The cinematography of the film was also good, but nothing really special. A couple of shots seemed out of focus, and the camera’s moving during interviews wasn’t a choice I was a big fan of, but otherwise it was a very well shot film. The few aerial shots in the film were surprisingly great looking, giving a new view of the familiar campus. Again, it looked like a professionally made production despite being a (mostly) student project, which was impressive. The only really jarring thing is that in interviews with former President Jo Ann Gora the shots seemed blurrier than the rest of the film. I had initially thought I was seeing things, but when they cut between an interview with another person and then back to President Gora, it really felt like there was some alteration to the footage. Yet, that may have been my imagination, and otherwise the rest of the film is excellently shot.
How long is this lecture again?
Ultimately, the thing that sours From Normal to Extraordinary is the way the narrative was presented and told. A documentary, of course, needs to tell facts and events as they happened, otherwise it becomes fiction based on true events. In that aspect, this documentary was well researched and told what it needed to do to accomplish that. But a documentary is more than just the history books and research material being presented. A great documentary tells a true story in a way that it becomes a piece of entertainment. The most compelling documentaries still use storytelling techniques to create a film that stands strong on its own without using the source material as a crutch.
From Normal to Extraordinary not only doesn’t tell its story in a compelling way, it also waters down any potentially interesting elements to the point where not even the material being presented is interesting. Watching it gave the feeling that there was something noticeably absent in the narrative, like it was missing some kind of driving aspect to keep an audience member engaged. After sitting on it, I think I figured out what it was lacking: conflict.

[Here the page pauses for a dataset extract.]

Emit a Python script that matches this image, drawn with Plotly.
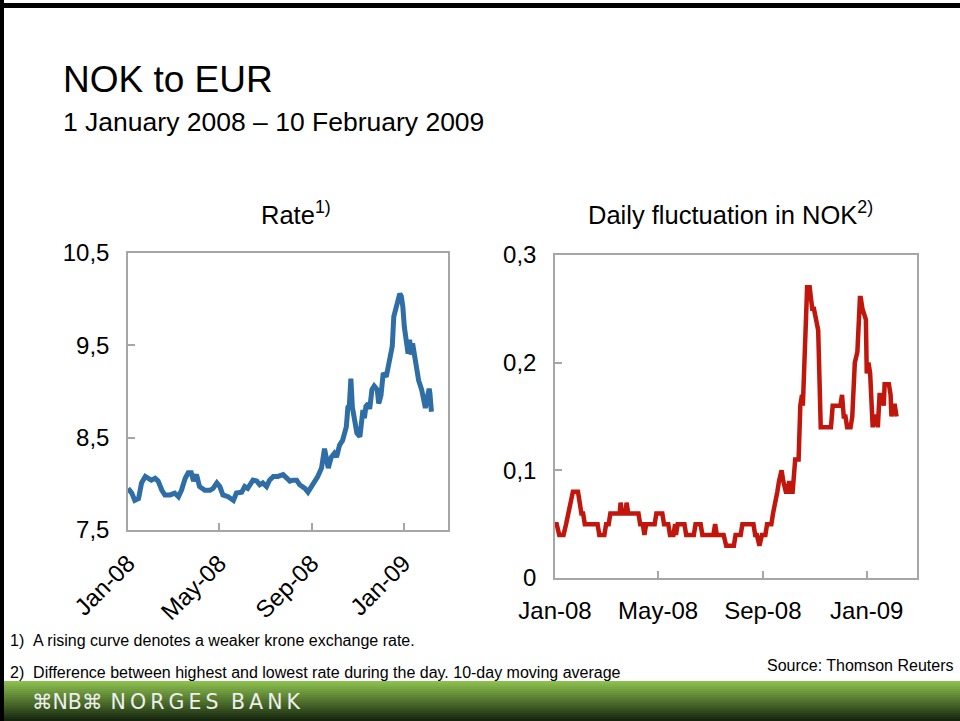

Going back to Howard, as that’s served as a go-to example for what makes (to me) a great documentary, it created a celebration of someone’s life that wasn’t afraid to speak on the hardships. The defeats, the failures, the disappointments, the tragedies, and the many eventual successes were all present in Howard. It wasn’t a one-note piece, it created a gripping narrative without any fictionalization of his story. An audience member, even one who didn’t know Howard Ashman before entering the theatre, would leave the show mourning the loss of a great songwriter and talent. The struggles shown made the triumphs all the more sweeter. After all, it’s hard to enjoy dessert if all you eat is candy. Unfortunately for From Normal to Extraordinary, it downed its whole bucket of Halloween candy and then tried to eat the entire centennial birthday cake.
From Normal to Extraordinary brushes over the universities struggles all too briefly. You’re telling me that, within a full 100 years of existence, there wasn’t anything worse than “attendance and funding plateaued while the leadership was unstable”? Even other bits of hardship are touched upon and then quickly abandoned to go back to stroking egos. A rollercoaster isn’t exciting if it only goes up, and the same goes for a documentary narrative. Heck, any narrative needs to have some kind of struggle or conflict. Otherwise, what’s the difference between watching the film and reading a Wikipedia article? At the very least, the Wikipedia article might not gloss over the struggles that come with existing for 100 years.
So that leaves a couple questions to be asked. One: does this film tell Ball State’s story fairly and accurately? I would believe the answer to that to be yes; it’s a clearly well-researched, well-produced film. A lot of care went into the production aspects of this movie. However, does that make From Normal to Extraordinary a good piece of entertainment? Judging from the fact that I had to shift in my seat, bite my hand, and slap myself to stay awake during the film, I would give that a resounding no. It doesn’t matter how excellently put together the film is if there’s no reason to stay engaged through the whole film.